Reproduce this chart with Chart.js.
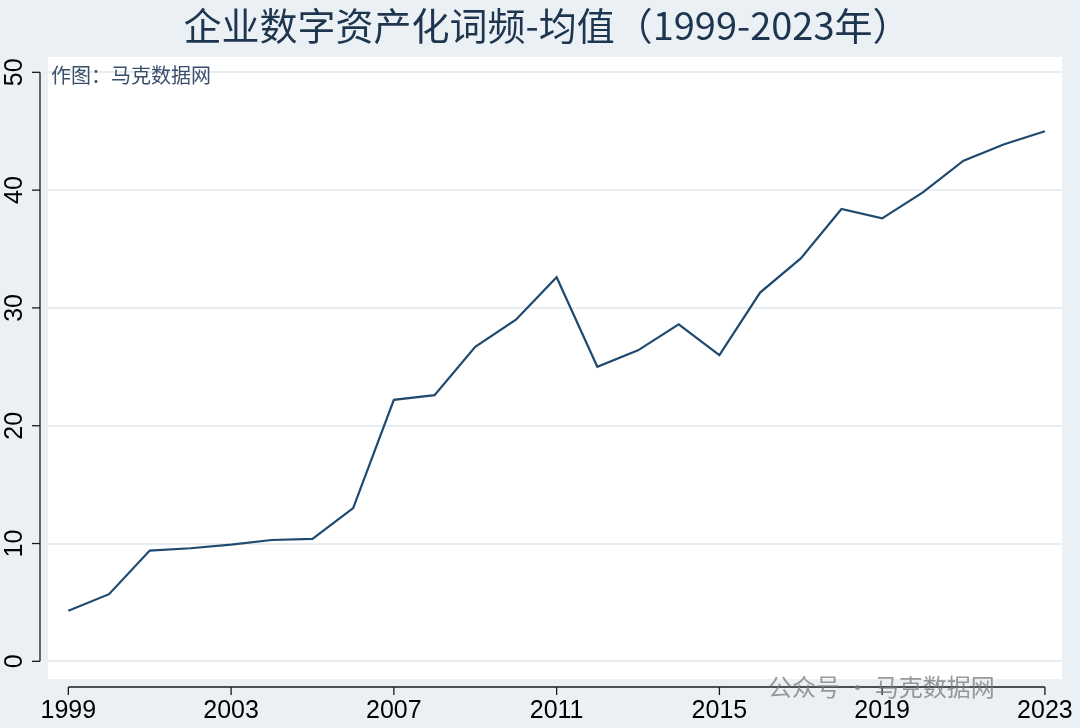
<!DOCTYPE html><html><head><meta charset="utf-8">
<script src="https://cdn.jsdelivr.net/npm/chart.js@4/dist/chart.umd.min.js"></script>
<style>html,body{margin:0;background:#eaf0f3}#w{width:1080px;height:728px}</style></head><body><div id="w"><canvas id="c"></canvas></div>
<script>
const years=[1999,2000,2001,2002,2003,2004,2005,2006,2007,2008,2009,2010,2011,2012,2013,2014,2015,2016,2017,2018,2019,2020,2021,2022,2023];
const values=[4.3,5.7,9.4,9.6,9.9,10.3,10.4,13.0,22.2,22.6,26.7,29.0,32.6,25.0,26.4,28.6,26.0,31.3,34.2,38.4,37.6,39.8,42.5,43.9,45.0];
const xTicks=[1999,2003,2007,2011,2015,2019,2023];
const yTicks=[0,10,20,30,40,50];
const title='企业数字资产化词频-均值（1999-2023年）';
const note='作图：马克数据网';
const mark='公众号 · 马克数据网';
const axisCol='#1a1a1a';
const deco={id:'deco',
beforeDraw(ch){const c=ch.ctx,a=ch.chartArea;c.save();c.fillStyle='#eaf0f3';c.fillRect(0,0,ch.width,ch.height);c.fillStyle='#fff';c.fillRect(a.left,a.top,a.right-a.left,a.bottom-a.top);c.restore();},
afterDraw(ch){const c=ch.ctx,a=ch.chartArea,xs=ch.scales.x,ys=ch.scales.y;c.save();
c.strokeStyle=axisCol;c.lineWidth=1.3;c.fillStyle='#000';
const ax=40,ay=687;
c.beginPath();c.moveTo(ax,ys.getPixelForValue(0));c.lineTo(ax,ys.getPixelForValue(50));c.stroke();
c.font='25px "Liberation Sans",Arial';c.textAlign='center';c.textBaseline='bottom';
yTicks.forEach(v=>{const y=ys.getPixelForValue(v);c.beginPath();c.moveTo(ax-8,y);c.lineTo(ax,y);c.stroke();c.save();c.translate(ax-12,y);c.rotate(-Math.PI/2);c.fillText(String(v),0,0);c.restore();});
c.beginPath();c.moveTo(xs.getPixelForValue(1999),ay);c.lineTo(xs.getPixelForValue(2023),ay);c.stroke();
c.textBaseline='top';
xTicks.forEach(v=>{const x=xs.getPixelForValue(v);c.beginPath();c.moveTo(x,ay);c.lineTo(x,ay+8);c.stroke();c.fillText(String(v),x,ay+12);});
c.fillStyle='#1e3550';c.font='38px "Noto Sans CJK SC"';c.textBaseline='middle';c.fillText(title,547,26);
c.textAlign='left';c.font='20px "Noto Sans CJK SC"';c.fillStyle='#3a4f6a';c.fillText(note,51,75);
c.font='24px "Noto Sans CJK SC"';c.fillStyle='rgba(120,120,120,0.75)';c.fillText(mark,768,687);
c.restore();}};
new Chart(document.getElementById('c'),{type:'line',
data:{datasets:[{data:years.map((y,i)=>({x:y,y:values[i]})),borderColor:'#1f4a70',borderWidth:2.2,pointRadius:0,tension:0}]},
options:{responsive:true,maintainAspectRatio:false,animation:false,
layout:{padding:{left:48,right:18,top:57,bottom:41}},
plugins:{legend:{display:false},tooltip:{enabled:false}},
scales:{x:{type:'linear',min:1998.5,max:2023.42,ticks:{display:false},grid:{display:false},border:{display:false}},
y:{min:-1.5,max:51.3,afterBuildTicks(s){s.ticks=yTicks.map(v=>({value:v}));},ticks:{display:false},grid:{color:'#e6ecef',lineWidth:2,drawTicks:false},border:{display:false}}}},
plugins:[deco]});
</script></body></html>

=-=-=-=-=

WHAT NEEDS TO BE DONE:
Using the material above, return every line exactly as it appears, minus the pictures.

OUTPUT FOR THIS TASK:
Reproduce this chart with Chart.js.
<!DOCTYPE html><html><head><meta charset="utf-8">
<script src="https://cdn.jsdelivr.net/npm/chart.js@4/dist/chart.umd.min.js"></script>
<style>html,body{margin:0;background:#eaf0f3}#w{width:1080px;height:728px}</style></head><body><div id="w"><canvas id="c"></canvas></div>
<script>
const years=[1999,2000,2001,2002,2003,2004,2005,2006,2007,2008,2009,2010,2011,2012,2013,2014,2015,2016,2017,2018,2019,2020,2021,2022,2023];
const values=[4.3,5.7,9.4,9.6,9.9,10.3,10.4,13.0,22.2,22.6,26.7,29.0,32.6,25.0,26.4,28.6,26.0,31.3,34.2,38.4,37.6,39.8,42.5,43.9,45.0];
const xTicks=[1999,2003,2007,2011,2015,2019,2023];
const yTicks=[0,10,20,30,40,50];
const title='企业数字资产化词频-均值（1999-2023年）';
const note='作图：马克数据网';
const mark='公众号 · 马克数据网';
const axisCol='#1a1a1a';
const deco={id:'deco',
beforeDraw(ch){const c=ch.ctx,a=ch.chartArea;c.save();c.fillStyle='#eaf0f3';c.fillRect(0,0,ch.width,ch.height);c.fillStyle='#fff';c.fillRect(a.left,a.top,a.right-a.left,a.bottom-a.top);c.restore();},
afterDraw(ch){const c=ch.ctx,a=ch.chartArea,xs=ch.scales.x,ys=ch.scales.y;c.save();
c.strokeStyle=axisCol;c.lineWidth=1.3;c.fillStyle='#000';
const ax=40,ay=687;
c.beginPath();c.moveTo(ax,ys.getPixelForValue(0));c.lineTo(ax,ys.getPixelForValue(50));c.stroke();
c.font='25px "Liberation Sans",Arial';c.textAlign='center';c.textBaseline='bottom';
yTicks.forEach(v=>{const y=ys.getPixelForValue(v);c.beginPath();c.moveTo(ax-8,y);c.lineTo(ax,y);c.stroke();c.save();c.translate(ax-12,y);c.rotate(-Math.PI/2);c.fillText(String(v),0,0);c.restore();});
c.beginPath();c.moveTo(xs.getPixelForValue(1999),ay);c.lineTo(xs.getPixelForValue(2023),ay);c.stroke();
c.textBaseline='top';
xTicks.forEach(v=>{const x=xs.getPixelForValue(v);c.beginPath();c.moveTo(x,ay);c.lineTo(x,ay+8);c.stroke();c.fillText(String(v),x,ay+12);});
c.fillStyle='#1e3550';c.font='38px "Noto Sans CJK SC"';c.textBaseline='middle';c.fillText(title,547,26);
c.textAlign='left';c.font='20px "Noto Sans CJK SC"';c.fillStyle='#3a4f6a';c.fillText(note,51,75);
c.font='24px "Noto Sans CJK SC"';c.fillStyle='rgba(120,120,120,0.75)';c.fillText(mark,768,687);
c.restore();}};
new Chart(document.getElementById('c'),{type:'line',
data:{datasets:[{data:years.map((y,i)=>({x:y,y:values[i]})),borderColor:'#1f4a70',borderWidth:2.2,pointRadius:0,tension:0}]},
options:{responsive:true,maintainAspectRatio:false,animation:false,
layout:{padding:{left:48,right:18,top:57,bottom:41}},
plugins:{legend:{display:false},tooltip:{enabled:false}},
scales:{x:{type:'linear',min:1998.5,max:2023.42,ticks:{display:false},grid:{display:false},border:{display:false}},
y:{min:-1.5,max:51.3,afterBuildTicks(s){s.ticks=yTicks.map(v=>({value:v}));},ticks:{display:false},grid:{color:'#e6ecef',lineWidth:2,drawTicks:false},border:{display:false}}}},
plugins:[deco]});
</script></body></html>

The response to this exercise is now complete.